It’s been surprising to see the luxury goods juggernaut LVMH Moët Hennessy Louis Vuitton (OTCPK:LVMUY)(OTCPK:LVMHF) experience uncharacteristic softness in its shares, delivering a roughly negative 6% total return over the last 12 months. This trend is occurring amidst concerns about a broader slowdown in the global luxury market.
While those fears may hold some truth, it’s important to recognize LVMH as a top-tier operator. It’s likely to withstand the storm better than most. With shares currently standing at 21.5 times trailing twelve months earnings per share (TTM EPS), the anticipated long-term growth should justify the current investment, hence meriting a Buy rating for the stock.
The LVMH Landscape
LVMH boasts an empire of luxury brands, including the esteemed Louis Vuitton, Moët, Hennessy, Christian Dior, Bulgari, TAG Heuer, and Guerlain. The Fashion & Leather Goods segment accounts for over 70% of the group’s operating profit, followed by Wines & Spirits, Watches & Jewelry, Selective Retailing, and Perfumes & Cosmetics.
LVMH doesn’t officially break down sales by specific brand, but information hints that Louis Vuitton is a €20 billion business, contributing approximately 25% to the group’s sales. The Fashion & Leather Goods segment already touts the strongest margins among the group, with Louis Vuitton likely to surpass these margins. Consequently, Louis Vuitton is likely to play an even more prominent role in the group’s earnings.
Notably, LVMH manages the entirety of both production and distribution for the Louis Vuitton brand, choosing not to utilize wholesale channels. Although this approach has its pros and cons, the company’s focus on controlling sales through its stores underlines the importance of maintaining exclusivity and perceived scarcity. Additionally, the alcohol segment, despite its cyclical nature, serves as a stabilizing force for the fashion arm of the business, providing a unique strength relative to its peers.
Moderate Sales Growth Amidst Concerns
Though concerns loom over a potential slowdown in the global luxury market, it’s crucial to note that LVMH continues to deliver respectable performance. In the latest available quarter (Q3 2023), the company reported a 9% year-on-year organic revenue growth at constant exchange rates. This figure, while not exceptional, still places LVMH above some peers, albeit below others. Despite a considerable slowdown from the 17% growth reported in previous quarters, the numbers are far from discouraging.
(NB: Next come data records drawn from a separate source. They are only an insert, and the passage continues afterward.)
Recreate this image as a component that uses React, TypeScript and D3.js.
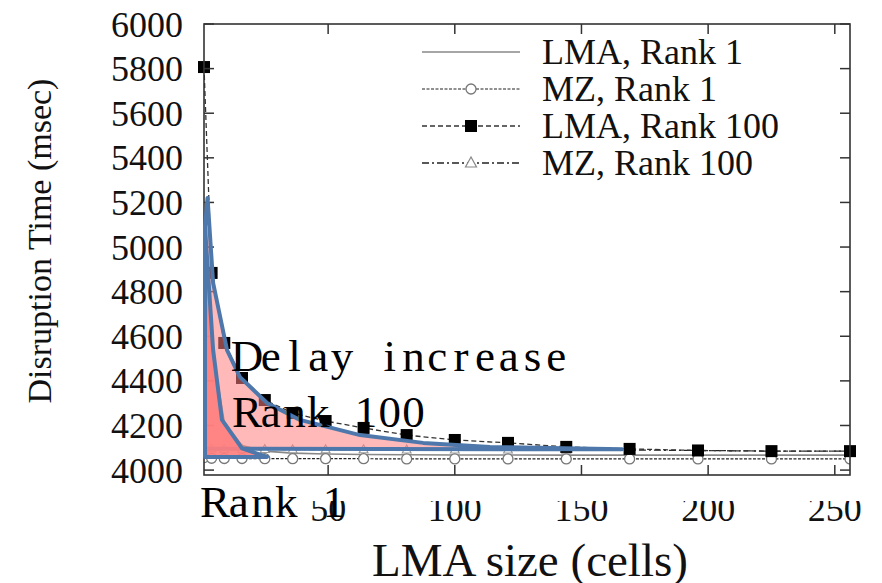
import React from "react";
import * as d3 from "d3";

// ---- data ----
const lmaSizes = [1, 4, 9, 16, 25, 36, 49, 64, 81, 100, 121, 144, 169, 196, 225, 256];
const lmaRank1 = [5150, 4560, 4215, 4110, 4085, 4076, 4072, 4070, 4069, 4068, 4068, 4067, 4067, 4067, 4067, 4067];
const mzRank1 = [4056, 4053, 4052, 4052, 4051, 4051, 4051, 4051, 4050, 4050, 4050, 4050, 4050, 4050, 4050, 4050];
const lmaRank100 = [5807, 4884, 4570, 4413, 4314, 4256, 4220, 4189, 4157, 4135, 4122, 4104, 4095, 4088, 4085, 4085];
const mzRank100 = [4100, 4096, 4094, 4093, 4093, 4092, 4092, 4092, 4091, 4091, 4091, 4090, 4090, 4088, 4085, 4085];

const yTicks = [4000, 4200, 4400, 4600, 4800, 5000, 5200, 5400, 5600, 5800, 6000];
const xTicks = [50, 100, 150, 200, 250];
const legendLabels = ["LMA, Rank 1", "MZ, Rank 1", "LMA, Rank 100", "MZ, Rank 100"];

// annotation shapes (data units: cells, msec)
const rank100Band: [number, number][] = [
  [2.4, 5220], [4.6, 4839], [10.1, 4538], [15.2, 4417], [25.9, 4301], [38.9, 4225],
  [62.6, 4157], [87.5, 4122], [113.9, 4104], [166, 4093], [16, 4096], [1.4, 4096], [1.4, 5090],
];
const rank1Band: [number, number][] = [
  [1.4, 5090], [4.6, 4538], [8.1, 4225], [16, 4097], [25.9, 4059], [1.4, 4059],
];

const W = 882, H = 583;
const L = 204, R = 850, T = 24, B = 475;
const SERIF = "Liberation Serif";
const BLUE = "#4e78ab";
const serifStyle = { fontFamily: SERIF } as React.CSSProperties;

function MonoText({ text, x0, y, cw, size }: { text: string; x0: number; y: number; cw: number; size: number }) {
  const xs = text.split("").map((_, i) => (x0 + (i + 0.5) * cw).toFixed(1)).join(" ");
  return (
    <text x={xs} y={y} style={serifStyle} fontSize={size} textAnchor="middle" fill="#000">
      {text}
    </text>
  );
}

export default function App() {
  const x = d3.scaleLinear().domain([1, 256]).range([L, R]);
  const y = d3.scaleLinear().domain([3978, 6000]).range([B, T]);
  const line = d3
    .line<[number, number]>()
    .x((d) => x(d[0]))
    .y((d) => y(d[1]));
  const pts = (vals: number[]) => lmaSizes.map((s, i) => [s, vals[i]] as [number, number]);
  const poly = (arr: [number, number][]) => arr.map((d) => `${x(d[0])},${y(d[1])}`).join(" ");

  const sq = 12;
  const tri = (cx: number, cy: number, s: number) =>
    `${cx},${cy - s * 0.6} ${cx - s * 0.55},${cy + s * 0.4} ${cx + s * 0.55},${cy + s * 0.4}`;

  const legendY = [52, 89, 126, 163];
  const lx1 = 422, lx2 = 520, lmx = 471;

  return (
    <svg width={W} height={H} style={{ position: "absolute", left: 0, top: 0, background: "#fff", fontFamily: SERIF }}>
      <defs>
        <clipPath id="plotClip">
          <rect x={L} y={T} width={R - L} height={B - T} />
        </clipPath>
        <clipPath id="xlabClip">
          <rect x={0} y={501} width={W} height={H - 501} />
        </clipPath>
      </defs>
      <rect width={W} height={H} fill="#fff" />

      {/* data */}
      <g clipPath="url(#plotClip)">
        <path d={line(pts(mzRank100)) || ""} fill="none" stroke="#222" strokeWidth={1.3} strokeDasharray="7,3,2,3" />
        <path d={line(pts(lmaRank1)) || ""} fill="none" stroke="#888" strokeWidth={1.6} />
        <path d={line(pts(mzRank1)) || ""} fill="none" stroke="#222" strokeWidth={1.2} strokeDasharray="3,1.5" />
        <path d={line(pts(lmaRank100)) || ""} fill="none" stroke="#333" strokeWidth={1.3} strokeDasharray="5,3" />
        {lmaSizes.map((s, i) => (
          <polygon key={"t" + i} points={tri(x(s), y(mzRank100[i]), 8)} fill="#fff" stroke="#999" strokeWidth={1.1} />
        ))}
        {lmaSizes.map((s, i) => (
          <circle key={"c" + i} cx={x(s)} cy={y(mzRank1[i])} r={5} fill="#fff" stroke="#777" strokeWidth={1.3} />
        ))}
      </g>
      {lmaSizes.map((s, i) => (
        <rect key={"s" + i} x={x(s) - sq / 2} y={y(lmaRank100[i]) - sq / 2} width={sq} height={sq} fill="#000" />
      ))}

      {/* frame and ticks */}
      <rect x={L} y={T} width={R - L} height={B - T} fill="none" stroke="#333" strokeWidth={1.6} />
      {yTicks.map((t) => (
        <g key={"y" + t}>
          <line x1={L} x2={L + 10} y1={y(t)} y2={y(t)} stroke="#333" strokeWidth={1.5} />
          <line x1={R} x2={R - 10} y1={y(t)} y2={y(t)} stroke="#333" strokeWidth={1.5} />
          <text x={183} y={y(t)} dy="0.35em" textAnchor="end" style={serifStyle} fontSize={36} fill="#111">
            {t}
          </text>
        </g>
      ))}
      {xTicks.map((t) => (
        <g key={"x" + t}>
          <line x1={x(t)} x2={x(t)} y1={B} y2={B - 10} stroke="#333" strokeWidth={1.5} />
          <line x1={x(t)} x2={x(t)} y1={T} y2={T + 10} stroke="#333" strokeWidth={1.5} />
        </g>
      ))}
      <g clipPath="url(#xlabClip)">
        {xTicks.map((t) => (
          <text key={"xl" + t} x={x(t)} y={521} textAnchor="middle" style={serifStyle} fontSize={36} fill="#111">
            {t}
          </text>
        ))}
      </g>

      {/* axis titles */}
      <text x={530} y={576} textAnchor="middle" style={serifStyle} fontSize={47} fill="#111">
        LMA size (cells)
      </text>
      <text transform={`translate(51,241) rotate(-90)`} textAnchor="middle" style={serifStyle} fontSize={34} fill="#111">
        Disruption Time (msec)
      </text>

      {/* legend */}
      {legendLabels.map((lab, i) => (
        <text key={"lg" + i} x={542} y={legendY[i] + 12} style={serifStyle} fontSize={36} fill="#111">
          {lab}
        </text>
      ))}
      <line x1={lx1} x2={lx2} y1={legendY[0]} y2={legendY[0]} stroke="#888" strokeWidth={1.6} />
      <line x1={lx1} x2={lx2} y1={legendY[1]} y2={legendY[1]} stroke="#222" strokeWidth={1.2} strokeDasharray="3,1.5" />
      <circle cx={lmx} cy={legendY[1]} r={5} fill="#fff" stroke="#777" strokeWidth={1.3} />
      <line x1={lx1} x2={lx2} y1={legendY[2]} y2={legendY[2]} stroke="#333" strokeWidth={1.3} strokeDasharray="5,3" />
      <rect x={lmx - sq / 2} y={legendY[2] - sq / 2} width={sq} height={sq} fill="#000" />
      <line x1={lx1} x2={lx2} y1={legendY[3]} y2={legendY[3]} stroke="#222" strokeWidth={1.3} strokeDasharray="7,3,2,3" />
      <polygon points={tri(lmx, legendY[3], 10)} fill="#fff" stroke="#888" strokeWidth={1.2} />

      {/* annotation overlays */}
      <polygon points={poly(rank100Band)} fill="#ff8080" fillOpacity={0.55} stroke={BLUE} strokeWidth={4} strokeLinejoin="round" />
      <polygon points={poly(rank1Band)} fill="#ff7f7f" fillOpacity={0.92} stroke={BLUE} strokeWidth={4} strokeLinejoin="round" />

      <MonoText text="Delay increase" x0={235} y={371} cw={23.8} size={45} />
      <MonoText text="Rank 100" x0={235} y={427} cw={23.8} size={45} />
      <MonoText text="Rank 1" x0={203} y={517} cw={23.8} size={45} />
    </svg>
  );
}
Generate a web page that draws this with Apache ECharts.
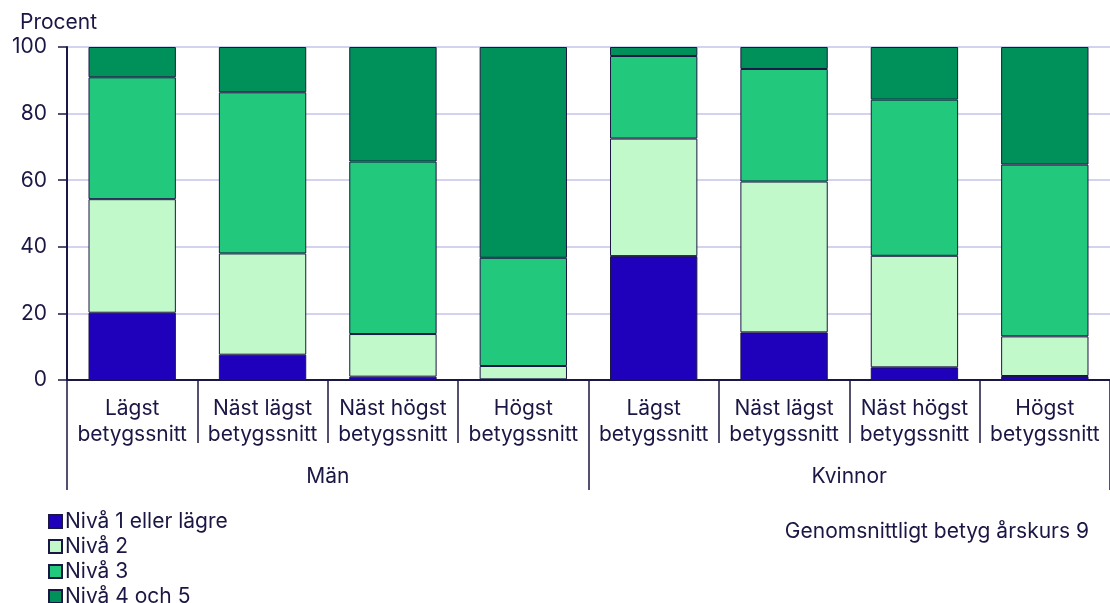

Delving deeper, the performance in the United States reflects some softness, with organic sales up just 3% year-on-year. However, given the extraordinary growth experienced in the wake of the COVID-19 fiscal stimulus, this moderation in growth is understandable. On the brighter side, the Chinese customer base remains a promising segment, with Asia ex-Japan sales showing encouraging signs, even as some sales have shifted back to Europe due to a resumption of travel post-COVID.